Herzlichen Dank für die zahlreichen Antworten,

ich habe gestern nun Brennspiritus verwendet für meine botanischen Schnitte, jenen der offensichtlich mit schon unter die Regelung ab 2017 fällt und beim Verdünnen mit Wasser nicht milchig wird.
Scheint funktioniert zu haben - ich hoffe es gibt keine Überraschung die nächsten Tag, wenn die Präparate komplett durchgehärtet(durchgetrocknet) sind.

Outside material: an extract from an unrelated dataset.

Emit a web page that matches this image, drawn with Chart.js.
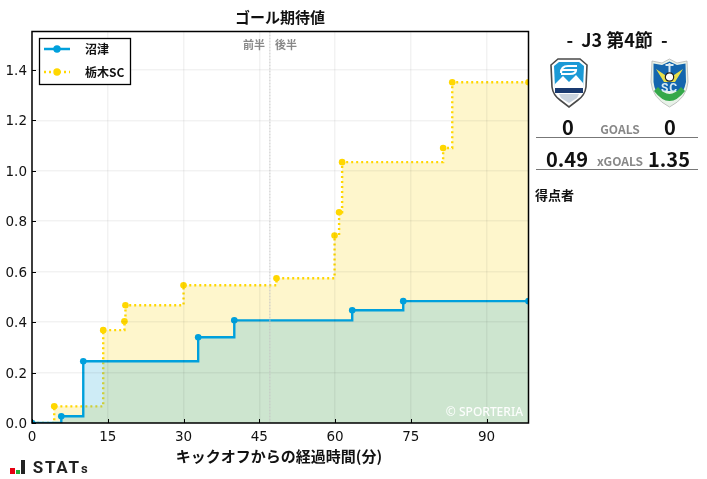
<!DOCTYPE html>
<html lang="ja">
<head>
<meta charset="utf-8">
<script src="https://cdn.jsdelivr.net/npm/chart.js@4"></script>
<style>
body { margin: 0; background: #fff; font-family: "Noto Sans CJK JP", sans-serif; }
#wrap { position: relative; width: 707px; height: 479px; overflow: hidden; }
canvas { position: absolute; left: 0; top: 0; }
.t { position: absolute; transform: translate(-50%, -50%); font-weight: 700; color: #111; white-space: nowrap; line-height: 1; }
.g { color: #888; font-size: 12px; }
.n { font-size: 20px; }
.hr { position: absolute; left: 536px; width: 162px; height: 1px; background: #777; }
svg { position: absolute; }
</style>
</head>
<body>
<div id="wrap">
  <canvas id="xgChart" width="707" height="479"></canvas>
  <div class="t" style="left:617px;top:39px;font-size:18px;">-&nbsp; J3 第4節 &nbsp;-</div>

  <!-- エンブレム(簡略) -->
  <svg style="left:550px;top:57px" width="38" height="51" viewBox="0 0 38 51">
    <path d="M8 2 L30 2 L37 8 L36 30 Q35 38 28 43 L19 50 L10 43 Q3 38 2 30 L1 8 Z" fill="#fff" stroke="#4a4a4a" stroke-width="1.6"/>
    <path d="M9 5 L29 5 L34 9 L33 31 L5 31 L4 9 Z" fill="#1c9ad6"/>
    <path d="M5 31 L5 27 L13 19 L19 25 L26 18 L33 26 L33 31 Z" fill="#fff"/>
    <path d="M11 16 Q11 9 18 9 L27 9 M12 13 L26 13 Q26 17 20 17 L11 17" fill="none" stroke="#fff" stroke-width="2.2"/>
    <rect x="5" y="31" width="28" height="5" fill="#1a3a70"/>
    <path d="M9 37 L29 37 L27 41 L19 46 L11 41 Z" fill="#c9d3de"/>
  </svg>
  <svg style="left:650px;top:58px" width="39" height="50" viewBox="0 0 39 50">
    <path d="M19.5 1 L27 5 L37 3 L38 24 Q37 40 19.5 49 Q2 40 1 24 L2 3 L12 5 Z" fill="#e8f2e8" stroke="#b5b5b5" stroke-width="0.8"/>
    <path d="M19.5 3.5 L27 7 L35.5 5.5 L36 24 Q35 29 33 33 L6 33 Q4 29 3.5 24 L3.5 5.5 L12 7 Z" fill="#1466ae"/>
    <path d="M6 11 L19.5 20 L33 11 L25 24 L14 24 Z" fill="#e9e04a"/>
    <rect x="18.5" y="5" width="2" height="11" fill="#d8e8f0"/>
    <rect x="15.5" y="6" width="8" height="2" fill="#d8e8f0"/>
    <circle cx="19.5" cy="19" r="4.2" fill="#fff" stroke="#222" stroke-width="1.2"/>
    <path d="M4 33 Q19.5 53 35 33 L31 29 Q19.5 43 8 29 Z" fill="#35a84a"/>
    <text x="19.5" y="34" text-anchor="middle" font-size="12" font-weight="700" fill="#d5eaf5" font-family="Roboto" letter-spacing="1">SC</text>
  </svg>

  <div class="t n" style="left:568px;top:127px;">0</div>
  <div class="t g" style="left:620px;top:129px;">GOALS</div>
  <div class="t n" style="left:670px;top:127px;">0</div>
  <div class="hr" style="top:137px;"></div>
  <div class="t n" style="left:567px;top:159px;">0.49</div>
  <div class="t g" style="left:620px;top:161px;">xGOALS</div>
  <div class="t n" style="left:669px;top:159px;">1.35</div>
  <div class="hr" style="top:169px;"></div>
  <div class="t" style="left:554.5px;top:194px;font-size:13px;">得点者</div>

  <!-- ロゴ -->
  <div style="position:absolute;left:10px;top:468px;width:5px;height:6px;background:#e60012;"></div>
  <div style="position:absolute;left:16px;top:470px;width:4px;height:4px;background:#22ac38;"></div>
  <div style="position:absolute;left:21px;top:460px;width:4px;height:14px;background:#222;"></div>
  <div class="t" style="left:61px;top:467px;font:700 17px 'Roboto';letter-spacing:1.8px;color:#222;">STAT<span style="font-size:13px">s</span></div>
</div>

<script>
// 経過時間(分)と累積xG
const numazuMin = [0, 5.8, 10.15, 32.9, 40.05, 63.4, 73.5, 98.3];
const numazuXg = [0, 0.027, 0.245, 0.34, 0.407, 0.447, 0.483, 0.483];
const tochigiMin = [0, 4.4, 14.1, 18.3, 18.5, 30, 48.4, 59.9, 60.8, 61.4, 81.4, 83.2, 98.3];
const tochigiXg = [0, 0.066, 0.368, 0.403, 0.467, 0.546, 0.574, 0.743, 0.835, 1.034, 1.09, 1.351, 1.351];
const xTicks = [0, 15, 30, 45, 60, 75, 90];
const yTicks = [0, 0.2, 0.4, 0.6, 0.8, 1.0, 1.2, 1.4];
const halfTime = 47.1;

const BLUE = '#00a0dc';
const YELLOW = '#ffd700';
const FONT_JP = '"Noto Sans CJK JP", sans-serif';

function toPoints(xs, ys) {
    return xs.map(function(x, i) { return {x: x, y: ys[i]}; });
}

// タイトル、枠、内向きの目盛り、凡例など
const overlay = {
    id: 'overlay',
    afterDraw: function(chart) {
        const ctx = chart.ctx;
        const a = chart.chartArea;
        const sx = chart.scales.x;
        const sy = chart.scales.y;
        ctx.save();

        // 前半・後半の区切り
        const hx = sx.getPixelForValue(halfTime);
        ctx.strokeStyle = '#c4c4c4';
        ctx.lineWidth = 1;
        ctx.setLineDash([2, 1]);
        ctx.beginPath();
        ctx.moveTo(hx, a.top);
        ctx.lineTo(hx, a.bottom);
        ctx.stroke();
        ctx.setLineDash([]);

        // 内向きの目盛り
        ctx.strokeStyle = '#000';
        ctx.lineWidth = 1;
        ctx.beginPath();
        xTicks.forEach(function(v) {
            const p = Math.round(sx.getPixelForValue(v)) + 0.5;
            ctx.moveTo(p, a.bottom);
            ctx.lineTo(p, a.bottom - 4);
        });
        yTicks.forEach(function(v) {
            const p = Math.round(sy.getPixelForValue(v)) + 0.5;
            ctx.moveTo(a.left, p);
            ctx.lineTo(a.left + 4, p);
        });
        ctx.stroke();

        // 枠
        ctx.lineWidth = 1.5;
        ctx.strokeRect(a.left, a.top, a.right - a.left, a.bottom - a.top);

        ctx.textBaseline = 'middle';
        ctx.textAlign = 'center';
        ctx.fillStyle = '#111';
        ctx.font = '700 15px ' + FONT_JP;
        ctx.fillText('ゴール期待値', 280, 17);
        ctx.fillText('キックオフからの経過時間(分)', 279, 456);

        ctx.fillStyle = '#888';
        ctx.font = '700 11px ' + FONT_JP;
        ctx.fillText('前半', 254, 45);
        ctx.fillText('後半', 286, 45);

        ctx.fillStyle = 'rgba(255,255,255,0.95)';
        ctx.font = '500 12px "Noto Sans", sans-serif';
        ctx.textAlign = 'right';
        ctx.fillText('© SPORTERIA', 523, 413);

        // 凡例
        ctx.fillStyle = '#fff';
        ctx.fillRect(39.5, 38.5, 91, 46);
        ctx.strokeStyle = '#000';
        ctx.lineWidth = 1.3;
        ctx.strokeRect(39.5, 38.5, 91, 46);
        ctx.lineWidth = 2.5;
        ctx.strokeStyle = BLUE;
        ctx.beginPath();
        ctx.moveTo(44, 49);
        ctx.lineTo(70, 49);
        ctx.stroke();
        ctx.strokeStyle = YELLOW;
        ctx.setLineDash([2, 3]);
        ctx.beginPath();
        ctx.moveTo(44, 72);
        ctx.lineTo(70, 72);
        ctx.stroke();
        ctx.setLineDash([]);
        ctx.fillStyle = BLUE;
        ctx.beginPath();
        ctx.arc(57, 49, 3.7, 0, Math.PI * 2);
        ctx.fill();
        ctx.fillStyle = YELLOW;
        ctx.beginPath();
        ctx.arc(57, 72, 3.7, 0, Math.PI * 2);
        ctx.fill();
        ctx.fillStyle = '#111';
        ctx.font = '700 12px ' + FONT_JP;
        ctx.textAlign = 'left';
        ctx.fillText('沼津', 85, 49);
        ctx.fillText('栃木SC', 85, 72);

        ctx.restore();
    }
};

new Chart(document.getElementById('xgChart'), {
    type: 'line',
    data: {
        datasets: [{
            label: '沼津',
            data: toPoints(numazuMin, numazuXg),
            stepped: true,
            borderColor: BLUE,
            borderWidth: 2.4,
            backgroundColor: 'rgba(60,178,220,0.25)',
            pointBackgroundColor: BLUE,
            pointBorderWidth: 0,
            pointRadius: 3.3,
            fill: 'origin'
        }, {
            label: '栃木SC',
            data: toPoints(tochigiMin, tochigiXg),
            stepped: true,
            borderColor: YELLOW,
            borderWidth: 2.4,
            borderDash: [2, 3],
            backgroundColor: 'rgba(250,220,50,0.25)',
            pointBackgroundColor: YELLOW,
            pointBorderWidth: 0,
            pointRadius: 3.3,
            fill: 'origin'
        }]
    },
    options: {
        responsive: false,
        animation: false,
        layout: {padding: {left: 0, top: 31.5, right: 178.5, bottom: 0}},
        plugins: {legend: {display: false}, title: {display: false}, tooltip: {enabled: false}},
        scales: {
            x: {
                type: 'linear',
                min: 0,
                max: 98.3,
                afterFit: function(s) { s.height = 56; },
                afterBuildTicks: function(s) { s.ticks = xTicks.map(function(v) { return {value: v}; }); },
                border: {display: false},
                grid: {color: 'rgba(0,0,0,0.05)', lineWidth: 1.5, drawTicks: false, z: 1},
                ticks: {
                    color: '#111',
                    padding: 6,
                    maxRotation: 0,
                    font: {family: '"DejaVu Sans"', size: 13.5}
                }
            },
            y: {
                min: 0,
                max: 1.552,
                afterFit: function(s) { s.width = 32; },
                afterBuildTicks: function(s) { s.ticks = yTicks.map(function(v) { return {value: v}; }); },
                border: {display: false},
                grid: {color: 'rgba(0,0,0,0.05)', lineWidth: 1.5, drawTicks: false, z: 1},
                ticks: {
                    color: '#111',
                    padding: 5,
                    labelOffset: 1.5,
                    font: {family: '"DejaVu Sans"', size: 13.5},
                    callback: function(v) { return v.toFixed(1); }
                }
            }
        }
    },
    plugins: [overlay]
});
</script>
</body>
</html>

Ich bin erfreut, weil ihr gewisse Dinge beantwortet habt, die ich noch lösen wollte, wie die Alkoholspindel, für die
Frage die ich mir gestellt habe, wie ich die Konzentration des Alkohols wohl am besten messen kann. Ja, natürlich mit einer Alkoholspindel.   :D

Danke auch für den Hinweis auf den Ethanol für Ethanol-Kamine!  ;D

LG
Leo


jochen53

#13
Hallo Leo,

wenn es bei der Gehaltsbestimmung darum geht, ob das Ethanol 92% oder 89% hat oder der Wodka 38% oder 40%, dann ist m.M.n. die Spindel ausreichend. Wenn es aber  um die Entwässerung von Präparaten zur Einbettung in feuchtigkeitsempfindliche Medien geht, glaube ich, daß die Spindel zwischen 100% Ethanol und 97% nicht genügend genau ist.